Aim »
Output the material below unchanged, apart from leaving out the pictures.

● ● ● ●

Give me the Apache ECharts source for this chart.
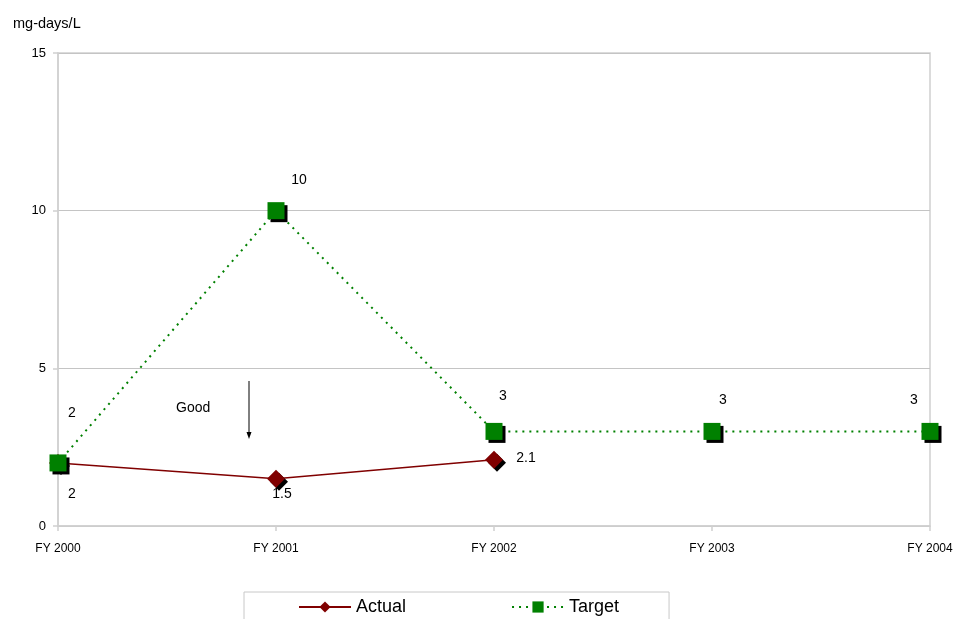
<!DOCTYPE html>
<html>
<head>
<meta charset="utf-8">
<script src="https://cdn.jsdelivr.net/npm/echarts@6/dist/echarts.min.js"></script>
<style>
html,body{margin:0;padding:0;background:#fff;}
#chart{width:962px;height:619px;}
</style>
</head>
<body>
<div id="chart"></div>
<script>
var categories = ['FY 2000', 'FY 2001', 'FY 2002', 'FY 2003', 'FY 2004'];
var actualValues = [2, 1.5, 2.1, null, null];
var targetValues = [2, 10, 3, 3, 3];
var yTicks = [0, 5, 10, 15];

var actualLabelOffsets = [[14, 31], [6, 15], [32, -2], [0, 0], [0, 0]];
var targetLabelOffsets = [[14, -50], [23, -31], [9, -35], [11, -31], [-16, -31]];

function buildData(values, offsets) {
  return values.map(function (v, i) {
    return {
      value: v,
      label: { show: v !== null, position: 'inside', offset: offsets[i] }
    };
  });
}

var chart = echarts.init(document.getElementById('chart'));
var font = 'Liberation Sans, Arial, sans-serif';
chart.setOption({
  animation: false,
  textStyle: { fontFamily: font },
  title: {
    text: 'mg-days/L', left: 8, top: 11,
    textStyle: { fontSize: 14.5, fontWeight: 'normal', color: '#000', fontFamily: font }
  },
  grid: {
    left: 58, right: 32, top: 53, bottom: 93,
    show: true, borderColor: '#d0d0d0', borderWidth: 1.5
  },
  legend: {
    left: 244, top: 592,
    padding: [6, 50, 14, 54],
    itemGap: 105,
    itemWidth: 52, itemHeight: 14,
    borderColor: '#c8c8c8', borderWidth: 1,
    textStyle: { fontSize: 18, color: '#000', fontFamily: font },
    data: ['Actual', 'Target']
  },
  xAxis: {
    type: 'category',
    data: categories,
    boundaryGap: false,
    axisLine: { lineStyle: { color: '#d0d0d0', width: 1.5 } },
    axisTick: { show: true, length: 5, lineStyle: { color: '#d0d0d0', width: 1.5 } },
    axisLabel: { color: '#000', fontSize: 12, margin: 17, fontFamily: font },
    splitLine: { show: false }
  },
  yAxis: {
    type: 'value',
    min: yTicks[0], max: yTicks[yTicks.length - 1], interval: 5,
    axisLine: { show: true, lineStyle: { color: '#d0d0d0', width: 1.5 } },
    axisTick: { show: true, length: 5, lineStyle: { color: '#d0d0d0', width: 1.5 } },
    axisLabel: { color: '#000', fontSize: 13, margin: 12, fontFamily: font },
    splitLine: { show: true, lineStyle: { color: '#c4c4c4', width: 1 } }
  },
  series: [
    {
      name: 'Target',
      type: 'line',
      data: buildData(targetValues, targetLabelOffsets),
      symbol: 'rect',
      symbolSize: 17,
      z: 3,
      lineStyle: { color: '#008000', width: 2, type: [2, 5] },
      itemStyle: {
        color: '#008000',
        shadowColor: '#000', shadowOffsetX: 3, shadowOffsetY: 3, shadowBlur: 0
      },
      label: { color: '#000', fontSize: 14, fontFamily: font },
      emphasis: { disabled: true }
    },
    {
      name: 'Actual',
      type: 'line',
      data: buildData(actualValues, actualLabelOffsets),
      symbol: 'diamond',
      symbolSize: 18,
      z: 2,
      lineStyle: { color: '#800000', width: 1.5 },
      itemStyle: {
        color: '#800000',
        shadowColor: '#000', shadowOffsetX: 3, shadowOffsetY: 3, shadowBlur: 0
      },
      label: { color: '#000', fontSize: 14, fontFamily: font },
      emphasis: { disabled: true }
    }
  ],
  graphic: [
    {
      type: 'text', left: 176, top: 401,
      style: { text: 'Good', fill: '#000', font: '14px ' + font }
    },
    {
      type: 'line', shape: { x1: 249, y1: 381, x2: 249, y2: 434 },
      style: { stroke: '#000', lineWidth: 1 }
    },
    {
      type: 'polygon', shape: { points: [[246.5, 432], [251.5, 432], [249, 439]] },
      style: { fill: '#000' }
    }
  ]
});
</script>
</body>
</html>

● ● ● ●

The solution »
Give me the Apache ECharts source for this chart.
<!DOCTYPE html>
<html>
<head>
<meta charset="utf-8">
<script src="https://cdn.jsdelivr.net/npm/echarts@6/dist/echarts.min.js"></script>
<style>
html,body{margin:0;padding:0;background:#fff;}
#chart{width:962px;height:619px;}
</style>
</head>
<body>
<div id="chart"></div>
<script>
var categories = ['FY 2000', 'FY 2001', 'FY 2002', 'FY 2003', 'FY 2004'];
var actualValues = [2, 1.5, 2.1, null, null];
var targetValues = [2, 10, 3, 3, 3];
var yTicks = [0, 5, 10, 15];

var actualLabelOffsets = [[14, 31], [6, 15], [32, -2], [0, 0], [0, 0]];
var targetLabelOffsets = [[14, -50], [23, -31], [9, -35], [11, -31], [-16, -31]];

function buildData(values, offsets) {
  return values.map(function (v, i) {
    return {
      value: v,
      label: { show: v !== null, position: 'inside', offset: offsets[i] }
    };
  });
}

var chart = echarts.init(document.getElementById('chart'));
var font = 'Liberation Sans, Arial, sans-serif';
chart.setOption({
  animation: false,
  textStyle: { fontFamily: font },
  title: {
    text: 'mg-days/L', left: 8, top: 11,
    textStyle: { fontSize: 14.5, fontWeight: 'normal', color: '#000', fontFamily: font }
  },
  grid: {
    left: 58, right: 32, top: 53, bottom: 93,
    show: true, borderColor: '#d0d0d0', borderWidth: 1.5
  },
  legend: {
    left: 244, top: 592,
    padding: [6, 50, 14, 54],
    itemGap: 105,
    itemWidth: 52, itemHeight: 14,
    borderColor: '#c8c8c8', borderWidth: 1,
    textStyle: { fontSize: 18, color: '#000', fontFamily: font },
    data: ['Actual', 'Target']
  },
  xAxis: {
    type: 'category',
    data: categories,
    boundaryGap: false,
    axisLine: { lineStyle: { color: '#d0d0d0', width: 1.5 } },
    axisTick: { show: true, length: 5, lineStyle: { color: '#d0d0d0', width: 1.5 } },
    axisLabel: { color: '#000', fontSize: 12, margin: 17, fontFamily: font },
    splitLine: { show: false }
  },
  yAxis: {
    type: 'value',
    min: yTicks[0], max: yTicks[yTicks.length - 1], interval: 5,
    axisLine: { show: true, lineStyle: { color: '#d0d0d0', width: 1.5 } },
    axisTick: { show: true, length: 5, lineStyle: { color: '#d0d0d0', width: 1.5 } },
    axisLabel: { color: '#000', fontSize: 13, margin: 12, fontFamily: font },
    splitLine: { show: true, lineStyle: { color: '#c4c4c4', width: 1 } }
  },
  series: [
    {
      name: 'Target',
      type: 'line',
      data: buildData(targetValues, targetLabelOffsets),
      symbol: 'rect',
      symbolSize: 17,
      z: 3,
      lineStyle: { color: '#008000', width: 2, type: [2, 5] },
      itemStyle: {
        color: '#008000',
        shadowColor: '#000', shadowOffsetX: 3, shadowOffsetY: 3, shadowBlur: 0
      },
      label: { color: '#000', fontSize: 14, fontFamily: font },
      emphasis: { disabled: true }
    },
    {
      name: 'Actual',
      type: 'line',
      data: buildData(actualValues, actualLabelOffsets),
      symbol: 'diamond',
      symbolSize: 18,
      z: 2,
      lineStyle: { color: '#800000', width: 1.5 },
      itemStyle: {
        color: '#800000',
        shadowColor: '#000', shadowOffsetX: 3, shadowOffsetY: 3, shadowBlur: 0
      },
      label: { color: '#000', fontSize: 14, fontFamily: font },
      emphasis: { disabled: true }
    }
  ],
  graphic: [
    {
      type: 'text', left: 176, top: 401,
      style: { text: 'Good', fill: '#000', font: '14px ' + font }
    },
    {
      type: 'line', shape: { x1: 249, y1: 381, x2: 249, y2: 434 },
      style: { stroke: '#000', lineWidth: 1 }
    },
    {
      type: 'polygon', shape: { points: [[246.5, 432], [251.5, 432], [249, 439]] },
      style: { fill: '#000' }
    }
  ]
});
</script>
</body>
</html>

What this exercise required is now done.